Bouillet: Tratado 19,7 (I, 2, 7) — Implicação mútua das virtudes.

[7] Les vertus ont dans l’âme le même enchaînement qu’ont entre eux dans l’intelligence les types supérieurs à la vertu. Pour l’intelligence, la pensée est ce qui constitue la sagesse et la prudence; la conversion vers soi-même est la tempérance; l’accomplissement de sa fonction propre est la justice; ce qui est l’analogue du courage, c’est la persévérance de l’intelligence à rester en soi-même, à se maintenir pure et séparée de la matière. Donc contempler l’intelligence constituera pour l’âme la sagesse, la prudence, qui sont alors des vertus et non plus des types. Car l’âme n’est pas comme l’intelligence identique aux essences qu’elle pense. Les autres vertus de l’âme correspondront de la même manière aux types supérieurs. Nous en dirons autant de la purification. Puisque toute vertu est purification, la vertu exige qu’on se soit purifié; sans cela, elle ne serait point parfaite.

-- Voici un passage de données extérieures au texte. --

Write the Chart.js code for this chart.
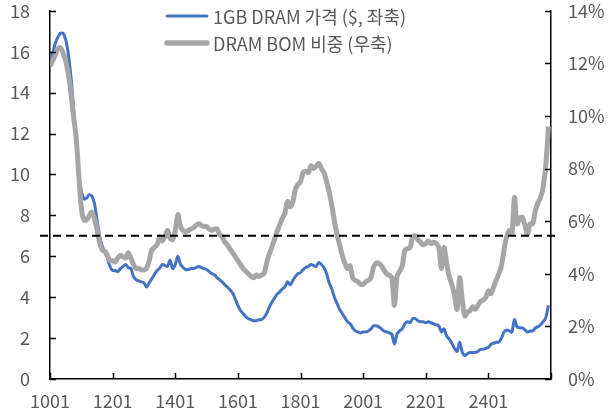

Quiconque possède les vertus de l’ordre supérieur possède nécessairement en puissance les vertus inférieures. Mais celui qui possède les inférieures ne possède pas nécessairement les supérieures. Tels sont les principaux caractères de la vie de l’homme vertueux.

Il nous resterait à considérer s’il possède en acte ou d’une autre façon les vertus, soit supérieures, soit inférieures. Pour le savoir, il faudrait examiner séparément chacune d’elles, la prudence, par exemple1. Comment cette vertu subsiste-t-elle si elle emprunte d’ailleurs ses principes, si elle n’est pas en acte? Qu’arrivera-t-il si une vertu s’avance naturellement jusqu’à un certain degré, et une autre vertu jusqu’à un autre degré? Que dire de la tempérance qui modère certaines choses et en supprime certaines autres? On peut élever les mêmes questions au sujet des autres vertus, en consultant la prudence, qui jugera à quel degré les vertus sont parvenues2.

Peut-être aussi, en certaines circonstances, l’homme vertueux se servira-t-il dans ses actions de quelques–unes des vertus inférieures [des vertus civiles]; mais [alors même], s’élevant à des vertus d’un ordre supérieur, il se créera d’après elles d’autres règles. Par exemple, il ne fera pas consister la tempérance seulement à être modéré, mais il cherchera à se séparer de plus en plus de la matière; il ne se contentera pas de mener la vie de l’homme de bien, telle que l’exige la vertu civile: il aspirera plus haut encore, il aspirera à la vie des dieux. C’est à eux, et non pas seulement aux hommes de bien, qu’il faut devenir semblable. Chercher seulement à devenir semblable aux hommes de bien, ce serait faire une image en se bornant à la rendre semblable à une autre image qui aurait été faite d’après le même modèle. L’assimilation que nous prescrivons ici consiste à prendre pour modèle un être supérieur.


  1. Dans ce passage, que nous traduisons aussi littéralement que possible, l’auteur pose une série de questions qui paraissent avoir peu de lien entre elles et dont il ne donne pas ici la solution.  

  2. Sur le rôle que Plotin assigne à la prudence vis-à-vis des autres vertus, Voy. path:/Eneada-I-3-6|le livre suivant, § 6.